Could an Ivy League education turn a brilliant young man into a sociopathic killer who hates capitalism, views global warming as the great crisis of our time and adores the wisdom of the Unabomber? The question seems absurd — but not entirely so. A University of Pennsylvania professor, Julia Alekseyeva, wrote concerning Luigi, “Have never been prouder to be a professor at the University of Pennsylvania.” She can be seen on TikTok, sporting ultramarine hair and waving her finger in time to the choral version of “Do You Hear the People Sing?” from Les Misérables.
Do you hear the people sing?
Singing the song of angry men?
It is the music of the people
Who will not be slaves again!
Professor Alekseyeva is of course only one of thousands who have expressed admiration for Luigi, whom she also calls “the icon we all need and deserve.” She stands out solely because of being a professor at the institution that granted him his undergraduate and master’s degrees. I have no reason to think he was her student. Her first book, Antifascism and the Avant-Garde: Radical Documentary in the 1960s, is forthcoming. If anything, she is a buoy floating on the surface of Penn’s radical undercurrents.

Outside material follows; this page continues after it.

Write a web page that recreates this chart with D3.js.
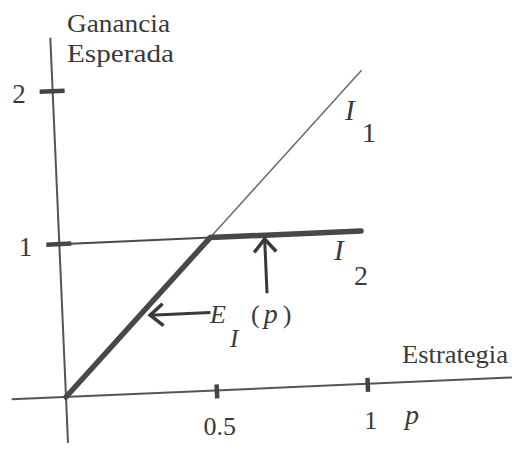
<!DOCTYPE html>
<html>
<head>
<meta charset="utf-8">
<script src="https://cdn.jsdelivr.net/npm/d3@7"></script>
<style>
  body { margin: 0; background: #fff; }
  svg { display: block; }
  svg text { font-family: "Liberation Serif", "Times New Roman", "DejaVu Serif", serif; fill: #3a3a3a; }
</style>
</head>
<body>
<svg id="chart" width="512" height="451"></svg>
<script>
// values
const xTicks = [0.5, 1]
const xTickLabels = ["0.5", "1"]
const yTicks = [1, 2]
const yTickLabels = ["1", "2"]

const lineI1 = [[0, 0], [1.025, 2.05]]       // I1 = 2p
const lineI2 = [[0, 1], [1, 1]]              // I2 = 1
const envelope = [[0, 0], [0.5, 1], [1, 1]]  // E_I(p), the lower of the two

const xAxisExtent = [-0.18, 1.6]
const yAxisExtent = [-0.3, 2.35]

const upArrow = { p: 0.68, from: 0.62, to: 0.975 }
const leftArrow = { v: 0.51, from: 0.49, to: 0.29 }

const svg = d3.select("#chart")
const origin = [66, 397]
const tilt = -2.5 // the scanned page sits slightly rotated

const x = d3.scaleLinear().domain([0, 1]).range([0, 302])
const y = d3.scaleLinear().domain([0, 1]).range([0, -153])

// maps a point of the rotated plot back to page coordinates (labels stay upright)
const rad = tilt * Math.PI / 180
const toPage = (lx, ly) => [
    origin[0] + lx * Math.cos(rad) - ly * Math.sin(rad),
    origin[1] + lx * Math.sin(rad) + ly * Math.cos(rad)
]

svg.append("defs").append("marker")
    .attr("id", "head")
    .attr("markerUnits", "userSpaceOnUse")
    .attr("viewBox", "-16 -14 20 28")
    .attr("markerWidth", 20).attr("markerHeight", 28)
    .attr("refX", 0).attr("refY", 0)
    .attr("orient", "auto")
    .append("path")
    .attr("d", "M-13,-11 L0,0 L-13,11")
    .attr("fill", "none")
    .attr("stroke", "#3a3a3a")
    .attr("stroke-width", 3.5)
    .attr("stroke-linejoin", "miter")

const plot = svg.append("g").attr("transform", `translate(${origin}) rotate(${tilt})`)
const line = d3.line().x(d => x(d[0])).y(d => y(d[1]))

// axes
plot.append("line")
    .attr("x1", x(xAxisExtent[0])).attr("x2", x(xAxisExtent[1]))
    .attr("y1", y(0)).attr("y2", y(0))
    .attr("stroke", "#555").attr("stroke-width", 2)
plot.append("line")
    .attr("x1", x(0)).attr("x2", x(0))
    .attr("y1", y(yAxisExtent[0])).attr("y2", y(yAxisExtent[1]))
    .attr("stroke", "#555").attr("stroke-width", 2)

plot.selectAll(".xtick").data(xTicks).join("line")
    .attr("class", "xtick")
    .attr("x1", d => x(d)).attr("x2", d => x(d))
    .attr("y1", y(0) - 6).attr("y2", y(0) + 8)
    .attr("stroke", "#444").attr("stroke-width", 4.5)
plot.selectAll(".ytick").data(yTicks).join("line")
    .attr("class", "ytick")
    .attr("x1", x(0) - 13).attr("x2", x(0) + 12)
    .attr("y1", d => y(d)).attr("y2", d => y(d))
    .attr("stroke", "#444").attr("stroke-width", 4.5)

// the two payoff lines and the envelope
plot.append("path").attr("d", line(lineI1))
    .attr("fill", "none").attr("stroke", "#6a6a6a").attr("stroke-width", 1.5)
plot.append("path").attr("d", line(lineI2))
    .attr("fill", "none").attr("stroke", "#4a4a4a").attr("stroke-width", 2)
plot.append("path").attr("d", line(envelope))
    .attr("fill", "none").attr("stroke", "#484848").attr("stroke-width", 5.5)
    .attr("stroke-linejoin", "round").attr("stroke-linecap", "round")

// arrows
plot.append("line")
    .attr("x1", x(upArrow.p)).attr("x2", x(upArrow.p))
    .attr("y1", y(upArrow.from)).attr("y2", y(upArrow.to))
    .attr("stroke", "#3a3a3a").attr("stroke-width", 3)
    .attr("marker-end", "url(#head)")
plot.append("line")
    .attr("x1", x(leftArrow.from)).attr("x2", x(leftArrow.to))
    .attr("y1", y(leftArrow.v)).attr("y2", y(leftArrow.v))
    .attr("stroke", "#3a3a3a").attr("stroke-width", 3)
    .attr("marker-end", "url(#head)")

// tick labels
xTicks.forEach((t, i) => {
    const [px, py] = toPage(x(t), y(0))
    svg.append("text").attr("x", px + 3).attr("y", py + 45)
        .attr("text-anchor", "middle").attr("font-size", 26)
        .text(xTickLabels[i])
})
yTicks.forEach((t, i) => {
    const [px, py] = toPage(x(0), y(t))
    svg.append("text").attr("x", px - 27).attr("y", py + 12)
        .attr("text-anchor", "end").attr("font-size", 27)
        .text(yTickLabels[i])
})

// axis titles and labels
const label = (tx, ty, str, size, italic) => svg.append("text")
    .attr("x", tx).attr("y", ty)
    .attr("font-size", size)
    .attr("font-style", italic ? "italic" : null)
    .text(str)

label(67, 32, "Ganancia", 26).attr("textLength", 103).attr("lengthAdjust", "spacingAndGlyphs")
label(67, 62, "Esperada", 26).attr("textLength", 107).attr("lengthAdjust", "spacingAndGlyphs")
label(402, 363, "Estrategia", 26).attr("textLength", 106).attr("lengthAdjust", "spacingAndGlyphs")
label(405, 424, "p", 28, true)

label(345, 120, "I", 29, true)
label(362, 142, "1", 28)
label(334, 260, "I", 29, true)
label(354, 285, "2", 28)

label(210, 323, "E", 26, true)
label(230, 347, "I", 25, true)
const paren = label(251, 323, "(", 26)
paren.append("tspan").attr("dx", 4).attr("font-style", "italic").attr("font-size", 28).text("p")
paren.append("tspan").attr("dx", 5).text(")")
</script>
</body>
</html>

All we can do at this point is guess that while attending the University of Pennsylvania, Luigi Mangione learned nothing that impeded his progress towards self-aggrandizing hatred of those he deems capitalist oppressors. Some observers have written about Penn’s transition to “hard-left“ politics, where “ideology trumps analysis and intellectual rigor.” The public had an opportunity to see some of this in Penn’s hapless responses to pro-Hamas activism both before and after the October 2023 massacre of Israel civilians and in President Liz Magill’s blundering testimony to Congress in December of that year and her subsequent resignation. Broadly speaking, Penn has become a victim of its own enthusiasm for radical causes.
Professor Alekseyeva just happened to have the boldness to make this explicit.
For those who want me to say that Luigi Mangione embodies the deep-seated hostility to American culture and American freedom that is rife in our schools and colleges, I have to decline. That deep-seated hostility is indeed there, but at this point no one knows whether Luigi drank from that well before, during or after college. The most we can say is that a Penn education did nothing to stay his progress towards contempt for civilized norms. And I do worry that higher education plays a part in fostering such abhorrent behavior.